CPI is ~2.6% but shelter, groceries, and telecom are running hotter in lived experience. Here's how to close the gap.
April 25, 2026 by
purepathfinancial

The official CPI headline of approximately 2.6% significantly understates what Canadian households actually feel. Shelter costs roughly 30% of household spending remain elevated despite modest home price softening. Grocery price inflation, while easing from 2022–2023 peaks, continues to run above headline for many staple categories. Understanding where your personal inflation rate diverges from the headline is step one.

Canada CPI (early 2026)
~2.6%
Official headline rate
Shelter as % of spending
~30%
Avg Canadian household
Median after-tax HH income
$74,200
StatCan 2023 (most recent)


Your personal inflation rate: A renter in Toronto whose lease renewed at 15% above the prior year has a shelter inflation rate of 15%, not 2.6%. A rural homeowner locked at 2.5% fixed has near-zero shelter inflation. The headline CPI is a population average. Building a personal spending map by category is the only way to identify where inflation is actually hitting.

The grocery reality: Statistics Canada tracks food inflation separately. While overall food prices have moderated from 8%+ peaks, many processed and fresh categories remain structurally elevated. The average Canadian household spends approximately $14,000/year on food. At 3% annual food inflation, that adds ~$420/year compounding. Over 10 years, cumulative food inflation at 3% represents approximately $4,800 in additional annual spending at year 10.

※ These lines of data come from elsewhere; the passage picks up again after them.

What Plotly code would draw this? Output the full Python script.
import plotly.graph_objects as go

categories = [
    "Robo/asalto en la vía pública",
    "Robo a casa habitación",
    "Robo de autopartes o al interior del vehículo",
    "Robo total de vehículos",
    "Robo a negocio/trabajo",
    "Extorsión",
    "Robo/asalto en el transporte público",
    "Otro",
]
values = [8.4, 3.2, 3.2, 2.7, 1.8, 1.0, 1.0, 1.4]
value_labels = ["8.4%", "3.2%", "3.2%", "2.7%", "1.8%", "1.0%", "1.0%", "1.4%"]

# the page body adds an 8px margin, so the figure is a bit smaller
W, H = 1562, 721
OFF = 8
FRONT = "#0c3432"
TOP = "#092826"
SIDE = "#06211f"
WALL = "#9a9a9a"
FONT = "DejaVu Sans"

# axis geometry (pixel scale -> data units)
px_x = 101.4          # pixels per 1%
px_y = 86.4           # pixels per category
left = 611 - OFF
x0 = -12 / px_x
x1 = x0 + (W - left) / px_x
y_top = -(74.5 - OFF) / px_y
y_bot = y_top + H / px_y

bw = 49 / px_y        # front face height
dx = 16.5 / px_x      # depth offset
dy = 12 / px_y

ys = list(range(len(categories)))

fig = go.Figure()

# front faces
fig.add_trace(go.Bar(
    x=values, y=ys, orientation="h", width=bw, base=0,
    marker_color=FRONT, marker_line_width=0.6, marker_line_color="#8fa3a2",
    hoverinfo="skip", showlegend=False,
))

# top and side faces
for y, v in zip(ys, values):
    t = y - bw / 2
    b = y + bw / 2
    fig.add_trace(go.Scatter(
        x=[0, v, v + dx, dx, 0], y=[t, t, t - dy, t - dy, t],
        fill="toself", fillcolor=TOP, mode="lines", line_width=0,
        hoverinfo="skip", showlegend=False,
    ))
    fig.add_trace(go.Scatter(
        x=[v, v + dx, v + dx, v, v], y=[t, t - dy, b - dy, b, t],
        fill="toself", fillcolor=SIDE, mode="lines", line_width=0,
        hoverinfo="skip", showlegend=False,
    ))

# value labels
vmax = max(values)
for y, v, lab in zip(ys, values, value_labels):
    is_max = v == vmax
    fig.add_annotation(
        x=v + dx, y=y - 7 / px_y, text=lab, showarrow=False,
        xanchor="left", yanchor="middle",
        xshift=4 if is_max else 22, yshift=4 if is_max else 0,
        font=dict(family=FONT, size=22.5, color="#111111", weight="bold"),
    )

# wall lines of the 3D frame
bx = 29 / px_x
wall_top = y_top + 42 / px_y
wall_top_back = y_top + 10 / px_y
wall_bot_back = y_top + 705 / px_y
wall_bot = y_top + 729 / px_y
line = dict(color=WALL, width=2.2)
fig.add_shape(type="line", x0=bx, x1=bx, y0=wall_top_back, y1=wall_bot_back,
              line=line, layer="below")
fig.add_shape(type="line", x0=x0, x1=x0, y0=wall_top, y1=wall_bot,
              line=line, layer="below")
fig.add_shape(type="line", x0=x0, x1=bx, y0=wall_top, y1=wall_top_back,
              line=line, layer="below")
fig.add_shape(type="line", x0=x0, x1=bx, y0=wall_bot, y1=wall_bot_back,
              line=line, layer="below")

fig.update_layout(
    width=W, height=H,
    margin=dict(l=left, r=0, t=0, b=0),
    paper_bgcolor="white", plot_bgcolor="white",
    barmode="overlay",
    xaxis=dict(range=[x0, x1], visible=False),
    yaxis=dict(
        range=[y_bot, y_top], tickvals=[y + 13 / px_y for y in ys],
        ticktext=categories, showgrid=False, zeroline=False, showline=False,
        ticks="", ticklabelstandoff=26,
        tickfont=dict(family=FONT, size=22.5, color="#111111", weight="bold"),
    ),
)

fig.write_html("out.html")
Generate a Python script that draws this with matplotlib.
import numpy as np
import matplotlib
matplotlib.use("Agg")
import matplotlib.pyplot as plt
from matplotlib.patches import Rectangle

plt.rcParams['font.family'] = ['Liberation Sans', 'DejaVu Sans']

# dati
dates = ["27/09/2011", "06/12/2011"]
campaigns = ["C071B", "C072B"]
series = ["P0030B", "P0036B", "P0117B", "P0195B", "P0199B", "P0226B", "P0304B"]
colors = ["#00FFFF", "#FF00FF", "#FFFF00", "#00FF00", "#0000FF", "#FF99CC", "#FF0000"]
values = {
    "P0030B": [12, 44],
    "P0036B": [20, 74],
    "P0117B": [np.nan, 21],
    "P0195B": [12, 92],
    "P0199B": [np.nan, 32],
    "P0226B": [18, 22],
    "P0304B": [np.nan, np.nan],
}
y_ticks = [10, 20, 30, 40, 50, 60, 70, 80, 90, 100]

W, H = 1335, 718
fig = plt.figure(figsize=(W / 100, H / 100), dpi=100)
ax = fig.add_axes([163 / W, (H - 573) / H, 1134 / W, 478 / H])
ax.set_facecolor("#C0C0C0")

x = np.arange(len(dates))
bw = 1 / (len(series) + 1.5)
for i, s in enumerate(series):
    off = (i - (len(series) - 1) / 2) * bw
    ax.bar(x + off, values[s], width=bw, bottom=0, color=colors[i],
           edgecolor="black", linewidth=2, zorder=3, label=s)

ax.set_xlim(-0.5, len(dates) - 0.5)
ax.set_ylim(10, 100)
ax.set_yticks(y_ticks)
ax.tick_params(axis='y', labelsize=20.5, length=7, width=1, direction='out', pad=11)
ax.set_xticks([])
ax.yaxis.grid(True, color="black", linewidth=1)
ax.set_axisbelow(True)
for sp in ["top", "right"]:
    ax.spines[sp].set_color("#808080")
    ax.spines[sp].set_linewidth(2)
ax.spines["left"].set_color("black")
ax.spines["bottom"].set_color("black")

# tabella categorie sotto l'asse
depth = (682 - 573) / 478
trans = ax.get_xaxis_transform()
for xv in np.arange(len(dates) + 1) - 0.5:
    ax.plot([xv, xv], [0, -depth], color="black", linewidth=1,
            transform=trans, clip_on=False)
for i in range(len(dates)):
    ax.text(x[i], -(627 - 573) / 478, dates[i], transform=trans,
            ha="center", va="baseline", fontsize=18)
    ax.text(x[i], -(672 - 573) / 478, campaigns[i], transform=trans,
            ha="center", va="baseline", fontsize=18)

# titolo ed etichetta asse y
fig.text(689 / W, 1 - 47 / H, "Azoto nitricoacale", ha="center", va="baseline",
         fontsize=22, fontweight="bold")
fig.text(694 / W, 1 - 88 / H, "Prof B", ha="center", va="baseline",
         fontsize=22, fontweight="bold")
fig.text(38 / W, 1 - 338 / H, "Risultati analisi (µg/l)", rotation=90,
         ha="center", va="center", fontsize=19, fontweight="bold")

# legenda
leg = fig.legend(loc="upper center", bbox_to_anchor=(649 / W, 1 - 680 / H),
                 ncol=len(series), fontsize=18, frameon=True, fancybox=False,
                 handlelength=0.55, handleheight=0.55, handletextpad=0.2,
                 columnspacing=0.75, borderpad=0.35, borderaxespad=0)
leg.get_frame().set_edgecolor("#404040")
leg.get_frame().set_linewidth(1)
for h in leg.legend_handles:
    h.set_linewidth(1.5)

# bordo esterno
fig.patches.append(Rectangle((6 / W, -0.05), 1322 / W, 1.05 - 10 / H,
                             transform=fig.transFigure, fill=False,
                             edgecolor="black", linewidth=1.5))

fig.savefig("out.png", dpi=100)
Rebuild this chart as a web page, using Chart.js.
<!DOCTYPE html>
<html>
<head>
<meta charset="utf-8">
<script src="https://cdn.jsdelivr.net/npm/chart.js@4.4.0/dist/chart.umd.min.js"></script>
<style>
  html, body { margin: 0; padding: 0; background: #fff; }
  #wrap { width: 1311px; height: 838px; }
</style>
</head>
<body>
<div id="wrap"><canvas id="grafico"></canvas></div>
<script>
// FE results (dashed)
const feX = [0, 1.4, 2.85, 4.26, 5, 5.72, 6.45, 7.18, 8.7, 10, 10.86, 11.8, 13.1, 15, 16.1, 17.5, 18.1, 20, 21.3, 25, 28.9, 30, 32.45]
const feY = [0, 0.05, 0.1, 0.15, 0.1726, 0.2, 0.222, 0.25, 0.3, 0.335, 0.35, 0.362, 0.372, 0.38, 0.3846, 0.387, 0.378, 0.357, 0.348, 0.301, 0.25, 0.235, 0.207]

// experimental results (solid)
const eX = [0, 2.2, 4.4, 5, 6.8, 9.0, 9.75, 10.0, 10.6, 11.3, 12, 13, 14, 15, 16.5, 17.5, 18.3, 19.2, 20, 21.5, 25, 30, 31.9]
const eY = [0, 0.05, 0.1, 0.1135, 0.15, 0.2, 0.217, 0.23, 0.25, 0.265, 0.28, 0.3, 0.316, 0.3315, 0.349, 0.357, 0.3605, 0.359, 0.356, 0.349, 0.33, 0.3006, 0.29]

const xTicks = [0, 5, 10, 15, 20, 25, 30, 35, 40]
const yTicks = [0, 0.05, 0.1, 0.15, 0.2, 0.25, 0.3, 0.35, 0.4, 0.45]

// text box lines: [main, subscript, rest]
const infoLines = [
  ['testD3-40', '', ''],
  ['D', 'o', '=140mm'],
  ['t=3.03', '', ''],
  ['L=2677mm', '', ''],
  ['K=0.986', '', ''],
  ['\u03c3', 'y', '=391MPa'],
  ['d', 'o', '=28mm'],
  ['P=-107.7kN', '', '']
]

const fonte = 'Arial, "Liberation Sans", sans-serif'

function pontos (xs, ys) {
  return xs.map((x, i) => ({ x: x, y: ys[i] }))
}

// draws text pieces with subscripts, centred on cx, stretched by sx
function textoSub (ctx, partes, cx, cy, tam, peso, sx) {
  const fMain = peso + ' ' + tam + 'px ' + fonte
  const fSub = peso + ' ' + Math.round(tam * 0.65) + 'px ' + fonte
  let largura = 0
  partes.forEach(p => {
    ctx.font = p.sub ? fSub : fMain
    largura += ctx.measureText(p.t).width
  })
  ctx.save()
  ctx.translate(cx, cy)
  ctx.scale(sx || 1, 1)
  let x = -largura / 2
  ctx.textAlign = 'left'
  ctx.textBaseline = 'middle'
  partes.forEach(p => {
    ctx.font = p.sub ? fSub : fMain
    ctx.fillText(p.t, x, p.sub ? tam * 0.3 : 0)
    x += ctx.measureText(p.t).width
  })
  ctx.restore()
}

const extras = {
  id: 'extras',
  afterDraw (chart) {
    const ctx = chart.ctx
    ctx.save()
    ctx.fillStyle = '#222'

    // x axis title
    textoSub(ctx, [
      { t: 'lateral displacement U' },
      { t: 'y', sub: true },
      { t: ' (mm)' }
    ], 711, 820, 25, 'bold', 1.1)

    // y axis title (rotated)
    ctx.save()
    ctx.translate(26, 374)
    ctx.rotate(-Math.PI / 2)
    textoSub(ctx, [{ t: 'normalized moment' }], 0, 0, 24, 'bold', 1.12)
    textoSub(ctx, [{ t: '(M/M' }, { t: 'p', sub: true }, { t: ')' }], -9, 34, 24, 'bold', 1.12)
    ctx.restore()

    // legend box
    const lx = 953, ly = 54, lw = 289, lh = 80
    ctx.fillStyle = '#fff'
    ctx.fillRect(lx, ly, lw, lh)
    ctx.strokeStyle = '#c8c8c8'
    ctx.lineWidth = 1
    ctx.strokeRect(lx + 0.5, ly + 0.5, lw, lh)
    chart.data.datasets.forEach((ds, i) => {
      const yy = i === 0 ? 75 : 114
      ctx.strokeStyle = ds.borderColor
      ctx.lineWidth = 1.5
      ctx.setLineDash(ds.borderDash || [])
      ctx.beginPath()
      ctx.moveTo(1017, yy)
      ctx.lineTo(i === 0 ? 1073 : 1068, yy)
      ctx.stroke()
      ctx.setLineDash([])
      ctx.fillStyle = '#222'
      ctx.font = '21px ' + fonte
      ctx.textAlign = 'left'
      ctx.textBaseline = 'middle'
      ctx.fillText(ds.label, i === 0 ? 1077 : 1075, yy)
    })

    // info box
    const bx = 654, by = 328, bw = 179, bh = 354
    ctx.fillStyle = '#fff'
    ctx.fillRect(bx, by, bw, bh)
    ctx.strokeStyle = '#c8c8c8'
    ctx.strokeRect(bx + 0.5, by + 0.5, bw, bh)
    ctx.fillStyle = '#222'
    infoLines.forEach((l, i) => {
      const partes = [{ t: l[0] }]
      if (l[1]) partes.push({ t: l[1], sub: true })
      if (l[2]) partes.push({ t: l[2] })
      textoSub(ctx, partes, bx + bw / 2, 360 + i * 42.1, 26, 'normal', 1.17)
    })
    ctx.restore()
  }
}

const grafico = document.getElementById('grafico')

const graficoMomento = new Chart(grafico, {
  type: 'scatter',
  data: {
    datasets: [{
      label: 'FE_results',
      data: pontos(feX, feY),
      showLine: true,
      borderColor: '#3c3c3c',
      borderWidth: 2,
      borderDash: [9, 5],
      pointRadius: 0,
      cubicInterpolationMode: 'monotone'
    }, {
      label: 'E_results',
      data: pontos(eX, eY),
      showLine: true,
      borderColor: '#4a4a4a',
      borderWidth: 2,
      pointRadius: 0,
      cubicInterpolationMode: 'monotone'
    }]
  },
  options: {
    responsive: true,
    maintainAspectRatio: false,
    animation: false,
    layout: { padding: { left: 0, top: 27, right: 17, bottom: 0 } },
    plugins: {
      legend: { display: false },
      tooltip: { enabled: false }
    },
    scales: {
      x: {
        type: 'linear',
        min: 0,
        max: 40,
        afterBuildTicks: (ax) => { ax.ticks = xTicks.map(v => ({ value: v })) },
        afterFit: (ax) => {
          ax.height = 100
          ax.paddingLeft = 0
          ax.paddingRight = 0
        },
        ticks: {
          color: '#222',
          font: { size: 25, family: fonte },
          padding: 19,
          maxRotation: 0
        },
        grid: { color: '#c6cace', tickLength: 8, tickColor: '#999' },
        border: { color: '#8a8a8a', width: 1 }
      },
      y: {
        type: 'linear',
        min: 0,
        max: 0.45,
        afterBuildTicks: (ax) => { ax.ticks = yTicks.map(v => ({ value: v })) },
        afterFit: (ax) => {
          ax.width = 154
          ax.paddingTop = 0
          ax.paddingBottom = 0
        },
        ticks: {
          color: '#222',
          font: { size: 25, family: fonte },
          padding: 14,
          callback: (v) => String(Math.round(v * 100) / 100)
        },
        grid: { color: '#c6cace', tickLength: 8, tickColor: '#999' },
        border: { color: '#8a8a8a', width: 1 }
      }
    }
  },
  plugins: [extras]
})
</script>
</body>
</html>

The household audit — where to find the real savings:

  • Telecommunications: Canada has among the highest telecom costs in the developed world. Switching to MVNOs (Koodo, Public Mobile, Lucky Mobile) can cut a family's wireless bill by $50–$150/month with no coverage trade-off.
  • Mortgage renewal: Canadians renewing 5-year fixed mortgages locked at 2020–2021 rates face increases of $600–$1,200/month on a $500K mortgage. Variable vs. fixed decisions require careful modeling against BoC rate direction.
  • Subscriptions: The average Canadian household pays for 4–6 streaming and subscription services. A quarterly audit typically finds $50–$100/month in rarely-used services.
  • Auto insurance: Ontario auto premiums rose significantly in 2024–2025. Annual comparison shopping and bundle options can save $400–$900/year.

The investment offset: The only reliable long-term defense against inflation is real asset ownership equities, real estate, inflation-linked bonds. A TFSA invested in Canadian equity ETFs returning 7% nominally creates a real return of ~4.4% after 2.6% inflation. Over 20 years, $500/month invested this way produces approximately $255,000 in real purchasing power above the inflation baseline.

Start your household audit this weekend track every subscription and insurance renewal date.